Pending lawsuits also could have an impact on gambling legislation. In one case, the Florida Supreme Court could allow dog and horse tracks in eight counties to add slot machines. In another legal battle, the Seminoles and the state have sued each other regarding the tribe’s blackjack exclusivity, under a compact provision that expired in 2015.

Izzy Havenick, who with his family owns Naples Fort Myers Greyhound Racing in Bonita Springs, said he’s once again “cautiously optimistic” some gambling legislation will pass this year. “It’s hard to be in an industry where you never know what your rules and regulations are going to be. We hope they pass legislation that allows us to compete with the gambling that is all around us,” said Havenick, whose venue offer poker but competes with the Seminole Immokalee Casino, which offers slots. The racetrack is located in Lee County that passed a referendum to allow slots.

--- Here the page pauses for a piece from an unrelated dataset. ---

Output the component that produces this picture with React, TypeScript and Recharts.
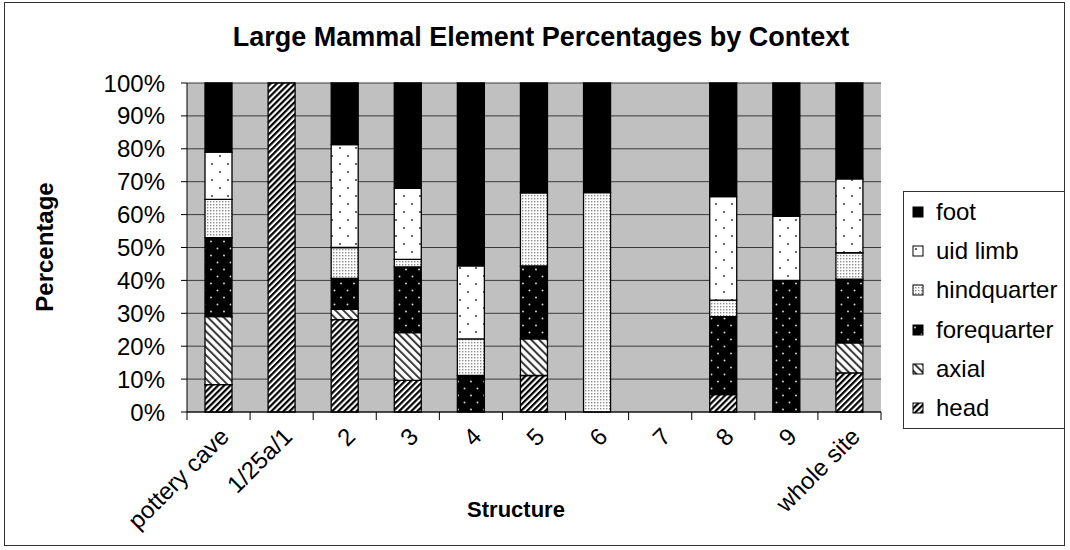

John Sowinski, president of No Casinos, said, “The Florida Senate is setting up a buffet of glutinous proportions. Proposed legislation calls for the biggest expansion of gambling in Florida’s history. It literally would recreate our state in Nevada’s image, with casinos popping up in communities from the far reaches of the Panhandle to the end of the Everglades.”

He explained casinos would open in Broward and Miami-Dade counties, “a region already suffering from a glut of casinos. There would be a massive increase in gambling supply there, without a corresponding increase in gamblers, creating a dynamic in which the casinos could only survive by cannibalizing each other’s customers. Even the gambling industry’s own financial experts predict that 95 percent of the patrons would be locals, not tourists.” Sowinski added, “But the Senate bill does not stop with more gambling in South Florida. Initially, casinos would spread to eight other counties. That only would be for starters because under Senate Bill 8, every horse track, dog track or jai alai fronton could become a casino.”

However, Sowinski said the House has “put forth a bill that fixes weaknesses in existing gambling law, closes loopholes that gambling lawyers continually exploit, stops the proliferation of slot machines throughout Florida, honors Florida’s constitutional restrictions on gambling and respects the will of the people of Florida, who have consistently rejected statewide expansions of gambling. Finally, it provides for an agreement with the Seminole tribe that would achieve the stated intent of the original Seminole compact: holding the line on gambling and creating a firewall to stop the spread of casinos throughout Florida.”

But Seminole Tribal Council Chairman Marcellus Osceola recently wrote in a letter to Scott, Senate President Joe Negron and House Speaker Richard Corcoran, “We have concluded that neither the Senate or House proposals make economic sense for the tribe.” He said both bills require the tribe to increase its revenue share to the state while decreasing its exclusivity for some games, which would violate the federal Indian Gaming Regulatory Act. That was spelled out in a June 2016 letter from the tribe to the Department of Interior when legislators proposed similar gaming legislation instead of agreeing to the negotiated compact.

Director of the Office of Indian Gaming Paula Hart wrote, “We are concerned that the bills may violate IGRA’s prohibition against taxing tribal gaming revenue and the department’s long-standing revenue sharing policy. We would be hard-pressed to envision a scenario where we could lawfully approve or otherwise allow a compact to go into effect that calls for increased revenue sharing and reductions in existing exclusivity.”

Osceola wrote, “Unfortunately, both the Senate and House bills would require dramatic increases in the tribe’s payments without providing increases in the tribe’s exclusivity sufficient to justify those higher payments. The Senate bill would require the same higher payments, including a guarantee, that were proposed in the 2015 compact, but would add numerous additional exceptions to the tribe’s exclusivity while broadly expanding gaming in Florida.” He added the tribe is “willing to meet” with Scott and legislators “to work out a mutually beneficial agreement.”

Another provision of Senate Bill 8 could potentially ban advance-deposit wagering via phone or online. ADW is allowed under federal law but states can choose to allow it or not; currently it is allowed in Florida. Racing industry leaders agree the state only wants to tax ADW outlets in Florida. However, they say the bill’s language would make it a third-degree felony for accepting wagers on horse races besides those made within the enclosure of a parimutuel facility in the state and through a facility’s on-track tote system.

Supporters said licensing and taxing the state’s ADW handle could generate about $1.5 million for the industry and the state. A corresponding bill in the House does not include the questionable language.